> **SHORT EXERCISE**: Take the lines of the data below from the very first through the line containing "(t1) at (1632,99.5)" and output them exactly, pictures excluded.

> **MATERIAL PROVIDED**:
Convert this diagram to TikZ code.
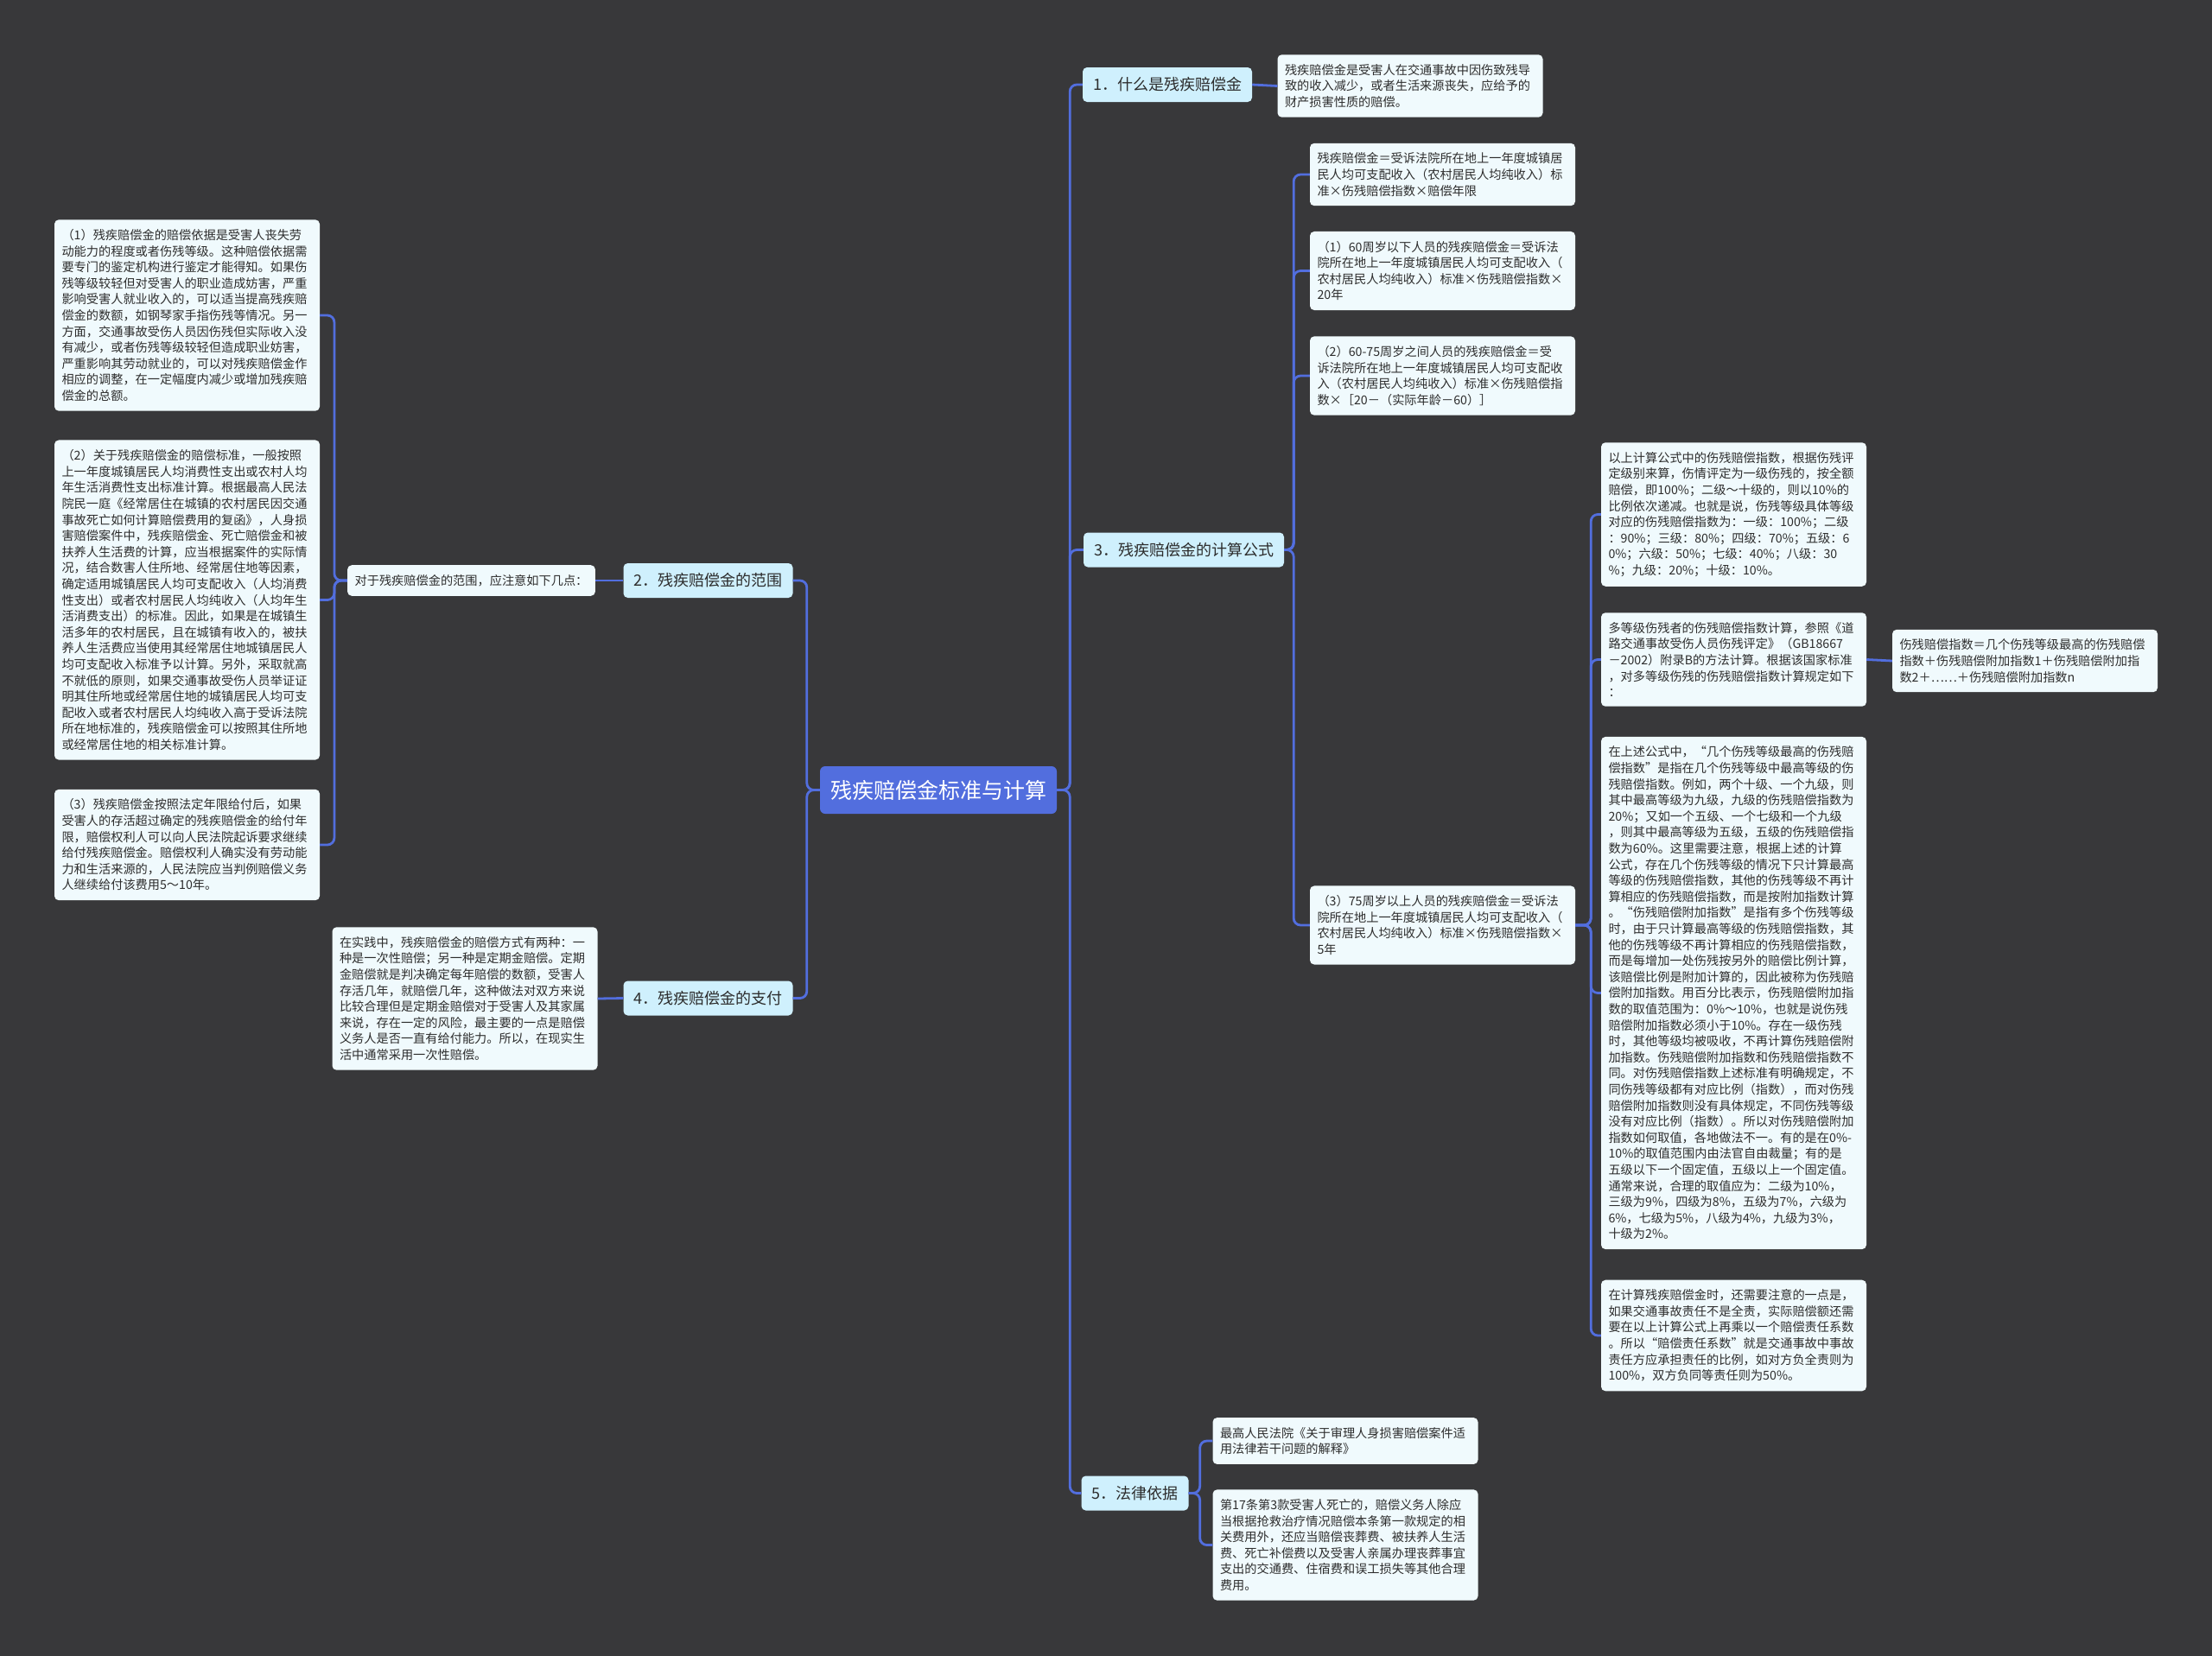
\documentclass[tikz,border=0pt]{standalone}
\usepackage{fontspec}
\setmainfont{Noto Sans CJK SC}
\definecolor{bgdark}{RGB}{56,56,58}
\definecolor{linkblue}{RGB}{82,110,222}
\definecolor{topicfill}{RGB}{207,240,253}
\definecolor{leaffill}{RGB}{240,250,253}
\definecolor{inkgray}{RGB}{45,45,45}

\begin{document}
\begin{tikzpicture}[x=1pt,y=-1pt,
  mainnode/.style={fill=linkblue,rounded corners=6pt,text=white,font=\fontsize{25}{30}\selectfont,minimum height=55pt,inner xsep=12pt},
  topicbox/.style={fill=topicfill,rounded corners=5pt,text=inkgray,font=\fontsize{18}{22}\selectfont,minimum height=40pt,inner xsep=12pt},
  leafbox/.style={fill=leaffill,rounded corners=5pt,text=inkgray,font=\fontsize{14.2}{18.6}\selectfont,text width=290pt,align=left,inner xsep=8.5pt,inner ysep=11pt},
  branch/.style={draw=linkblue,line width=2.8pt,rounded corners=8pt}]
\fill[bgdark] (0,0) rectangle (2560,1917);
\useasboundingbox (0,0) rectangle (2560,1917);

\node[mainnode] (central) at (1086,914.5) {残疾赔偿金标准与计算};

\node[topicbox] (b1) at (1351,98) {1．什么是残疾赔偿金};
\node[topicbox] (b3) at (1370,636.5) {3．残疾赔偿金的计算公式};
\node[topicbox] (b5) at (1313.5,1728.5) {5．法律依据};
\node[topicbox] (b2) at (819.5,672) {2．残疾赔偿金的范围};
\node[topicbox] (b4) at (819.5,1155.5) {4．残疾赔偿金的支付};

\node[leafbox] (t1) at (1632,99.5) {残疾赔偿金是受害人在交通事故中因伤致残导\\致的收入减少，或者生活来源丧失，应给予的\\财产损害性质的赔偿。};

\node[leafbox] (f0) at (1669.5,202) {残疾赔偿金＝受诉法院所在地上一年度城镇居\\民人均可支配收入（农村居民人均纯收入）标\\准×伤残赔偿指数×赔偿年限};
\node[leafbox] (f1) at (1669.5,313.5) {（1）60周岁以下人员的残疾赔偿金＝受诉法\\院所在地上一年度城镇居民人均可支配收入（\\农村居民人均纯收入）标准×伤残赔偿指数×\\20年};
\node[leafbox] (f2) at (1669.5,435) {（2）60-75周岁之间人员的残疾赔偿金＝受\\诉法院所在地上一年度城镇居民人均可支配收\\入（农村居民人均纯收入）标准×伤残赔偿指\\数×［20－（实际年龄－60）］};
\node[leafbox] (f3) at (1669.5,1071) {（3）75周岁以上人员的残疾赔偿金＝受诉法\\院所在地上一年度城镇居民人均可支配收入（\\农村居民人均纯收入）标准×伤残赔偿指数×\\5年};

\node[leafbox] (c1) at (2006.5,595.5) {以上计算公式中的伤残赔偿指数，根据伤残评\\定级别来算，伤情评定为一级伤残的，按全额\\赔偿，即100\%；二级～十级的，则以10\%的\\比例依次递减。也就是说，伤残等级具体等级\\对应的伤残赔偿指数为：一级：100\%；二级\\：90\%；三级：80\%；四级：70\%；五级：6\\0\%；六级：50\%；七级：40\%；八级：30\\\%；九级：20\%；十级：10\%。};
\node[leafbox] (c2) at (2006.5,763.5) {多等级伤残者的伤残赔偿指数计算，参照《道\\路交通事故受伤人员伤残评定》（GB18667\\－2002）附录B的方法计算。根据该国家标准\\，对多等级伤残的伤残赔偿指数计算规定如下\\：};
\node[leafbox] (c2a) at (2343.5,765) {伤残赔偿指数＝几个伤残等级最高的伤残赔偿\\指数＋伤残赔偿附加指数1＋伤残赔偿附加指\\数2＋……＋伤残赔偿附加指数n};
\node[leafbox] (c3) at (2006.5,1149.5) {在上述公式中，“几个伤残等级最高的伤残赔\\偿指数”是指在几个伤残等级中最高等级的伤\\残赔偿指数。例如，两个十级、一个九级，则\\其中最高等级为九级，九级的伤残赔偿指数为\\20\%；又如一个五级、一个七级和一个九级\\，则其中最高等级为五级，五级的伤残赔偿指\\数为60\%。这里需要注意，根据上述的计算\\公式，存在几个伤残等级的情况下只计算最高\\等级的伤残赔偿指数，其他的伤残等级不再计\\算相应的伤残赔偿指数，而是按附加指数计算\\。“伤残赔偿附加指数”是指有多个伤残等级\\时，由于只计算最高等级的伤残赔偿指数，其\\他的伤残等级不再计算相应的伤残赔偿指数，\\而是每增加一处伤残按另外的赔偿比例计算，\\该赔偿比例是附加计算的，因此被称为伤残赔\\偿附加指数。用百分比表示，伤残赔偿附加指\\数的取值范围为：0\%～10\%，也就是说伤残\\赔偿附加指数必须小于10\%。存在一级伤残\\时，其他等级均被吸收，不再计算伤残赔偿附\\加指数。伤残赔偿附加指数和伤残赔偿指数不\\同。对伤残赔偿指数上述标准有明确规定，不\\同伤残等级都有对应比例（指数），而对伤残\\赔偿附加指数则没有具体规定，不同伤残等级\\没有对应比例（指数）。所以对伤残赔偿附加\\指数如何取值，各地做法不一。有的是在0\%-\\10\%的取值范围内由法官自由裁量；有的是\\五级以下一个固定值，五级以上一个固定值。\\通常来说，合理的取值应为：二级为10\%，\\三级为9\%，四级为8\%，五级为7\%，六级为\\6\%，七级为5\%，八级为4\%，九级为3\%，\\十级为2\%。};
\node[leafbox] (c4) at (2006.5,1546) {在计算残疾赔偿金时，还需要注意的一点是，\\如果交通事故责任不是全责，实际赔偿额还需\\要在以上计算公式上再乘以一个赔偿责任系数\\。所以“赔偿责任系数”就是交通事故中事故\\责任方应承担责任的比例，如对方负全责则为\\100\%，双方负同等责任则为50\%。};

\node[leafbox,text width=,align=left] (s2) at (545.5,672) {对于残疾赔偿金的范围，应注意如下几点：};
\node[leafbox] (l1) at (216.5,365) {（1）残疾赔偿金的赔偿依据是受害人丧失劳\\动能力的程度或者伤残等级。这种赔偿依据需\\要专门的鉴定机构进行鉴定才能得知。如果伤\\残等级较轻但对受害人的职业造成妨害，严重\\影响受害人就业收入的，可以适当提高残疾赔\\偿金的数额，如钢琴家手指伤残等情况。另一\\方面，交通事故受伤人员因伤残但实际收入没\\有减少，或者伤残等级较轻但造成职业妨害，\\严重影响其劳动就业的，可以对残疾赔偿金作\\相应的调整，在一定幅度内减少或增加残疾赔\\偿金的总额。};
\node[leafbox] (l2) at (216.5,694.5) {（2）关于残疾赔偿金的赔偿标准，一般按照\\上一年度城镇居民人均消费性支出或农村人均\\年生活消费性支出标准计算。根据最高人民法\\院民一庭《经常居住在城镇的农村居民因交通\\事故死亡如何计算赔偿费用的复函》，人身损\\害赔偿案件中，残疾赔偿金、死亡赔偿金和被\\扶养人生活费的计算，应当根据案件的实际情\\况，结合数害人住所地、经常居住地等因素，\\确定适用城镇居民人均可支配收入（人均消费\\性支出）或者农村居民人均纯收入（人均年生\\活消费支出）的标准。因此，如果是在城镇生\\活多年的农村居民，且在城镇有收入的，被扶\\养人生活费应当使用其经常居住地城镇居民人\\均可支配收入标准予以计算。另外，采取就高\\不就低的原则，如果交通事故受伤人员举证证\\明其住所地或经常居住地的城镇居民人均可支\\配收入或者农村居民人均纯收入高于受诉法院\\所在地标准的，残疾赔偿金可以按照其住所地\\或经常居住地的相关标准计算。};
\node[leafbox] (l3) at (216.5,978) {（3）残疾赔偿金按照法定年限给付后，如果\\受害人的存活超过确定的残疾赔偿金的给付年\\限，赔偿权利人可以向人民法院起诉要求继续\\给付残疾赔偿金。赔偿权利人确实没有劳动能\\力和生活来源的，人民法院应当判例赔偿义务\\人继续给付该费用5～10年。};

\node[leafbox] (p4) at (538,1156) {在实践中，残疾赔偿金的赔偿方式有两种：一\\种是一次性赔偿；另一种是定期金赔偿。定期\\金赔偿就是判决确定每年赔偿的数额，受害人\\存活几年，就赔偿几年，这种做法对双方来说\\比较合理但是定期金赔偿对于受害人及其家属\\来说，存在一定的风险，最主要的一点是赔偿\\义务人是否一直有给付能力。所以，在现实生\\活中通常采用一次性赔偿。};

\node[leafbox] (law1) at (1557,1668) {最高人民法院《关于审理人身损害赔偿案件适\\用法律若干问题的解释》};
\node[leafbox] (law2) at (1557,1788.5) {第17条第3款受害人死亡的，赔偿义务人除应\\当根据抢救治疗情况赔偿本条第一款规定的相\\关费用外，还应当赔偿丧葬费、被扶养人生活\\费、死亡补偿费以及受害人亲属办理丧葬事宜\\支出的交通费、住宿费和误工损失等其他合理\\费用。};

\foreach \t in {b1,b3,b5} \draw[branch] (central.east) -- ++(15,0) |- (\t.west);
\foreach \t in {b2,b4} \draw[branch] (central.west) -- ++(-15,0) |- (\t.east);
\draw[branch] (b1.east) -- (t1.west);
\foreach \t in {f0,f1,f2,f3} \draw[branch] (b3.east) -- ++(11,0) |- (\t.west);
\foreach \t in {c1,c2,c3,c4} \draw[branch] (f3.east) -- ++(18,0) |- (\t.west);
\draw[branch] (c2.east) -- (c2a.west);
\draw[branch] (b2.west) -- (s2.east);
\foreach \t in {l1,l2,l3} \draw[branch] (s2.west) -- ++(-15,0) |- (\t.east);
\draw[branch] (b4.west) -- (p4.east);
\foreach \t in {law1,law2} \draw[branch] (b5.east) -- ++(13,0) |- (\t.west);
\end{tikzpicture}
\end{document}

> **FULL OUTPUT**:
Convert this diagram to TikZ code.
\documentclass[tikz,border=0pt]{standalone}
\usepackage{fontspec}
\setmainfont{Noto Sans CJK SC}
\definecolor{bgdark}{RGB}{56,56,58}
\definecolor{linkblue}{RGB}{82,110,222}
\definecolor{topicfill}{RGB}{207,240,253}
\definecolor{leaffill}{RGB}{240,250,253}
\definecolor{inkgray}{RGB}{45,45,45}

\begin{document}
\begin{tikzpicture}[x=1pt,y=-1pt,
  mainnode/.style={fill=linkblue,rounded corners=6pt,text=white,font=\fontsize{25}{30}\selectfont,minimum height=55pt,inner xsep=12pt},
  topicbox/.style={fill=topicfill,rounded corners=5pt,text=inkgray,font=\fontsize{18}{22}\selectfont,minimum height=40pt,inner xsep=12pt},
  leafbox/.style={fill=leaffill,rounded corners=5pt,text=inkgray,font=\fontsize{14.2}{18.6}\selectfont,text width=290pt,align=left,inner xsep=8.5pt,inner ysep=11pt},
  branch/.style={draw=linkblue,line width=2.8pt,rounded corners=8pt}]
\fill[bgdark] (0,0) rectangle (2560,1917);
\useasboundingbox (0,0) rectangle (2560,1917);

\node[mainnode] (central) at (1086,914.5) {残疾赔偿金标准与计算};

\node[topicbox] (b1) at (1351,98) {1．什么是残疾赔偿金};
\node[topicbox] (b3) at (1370,636.5) {3．残疾赔偿金的计算公式};
\node[topicbox] (b5) at (1313.5,1728.5) {5．法律依据};
\node[topicbox] (b2) at (819.5,672) {2．残疾赔偿金的范围};
\node[topicbox] (b4) at (819.5,1155.5) {4．残疾赔偿金的支付};

\node[leafbox] (t1) at (1632,99.5) {残疾赔偿金是受害人在交通事故中因伤致残导\\致的收入减少，或者生活来源丧失，应给予的\\财产损害性质的赔偿。};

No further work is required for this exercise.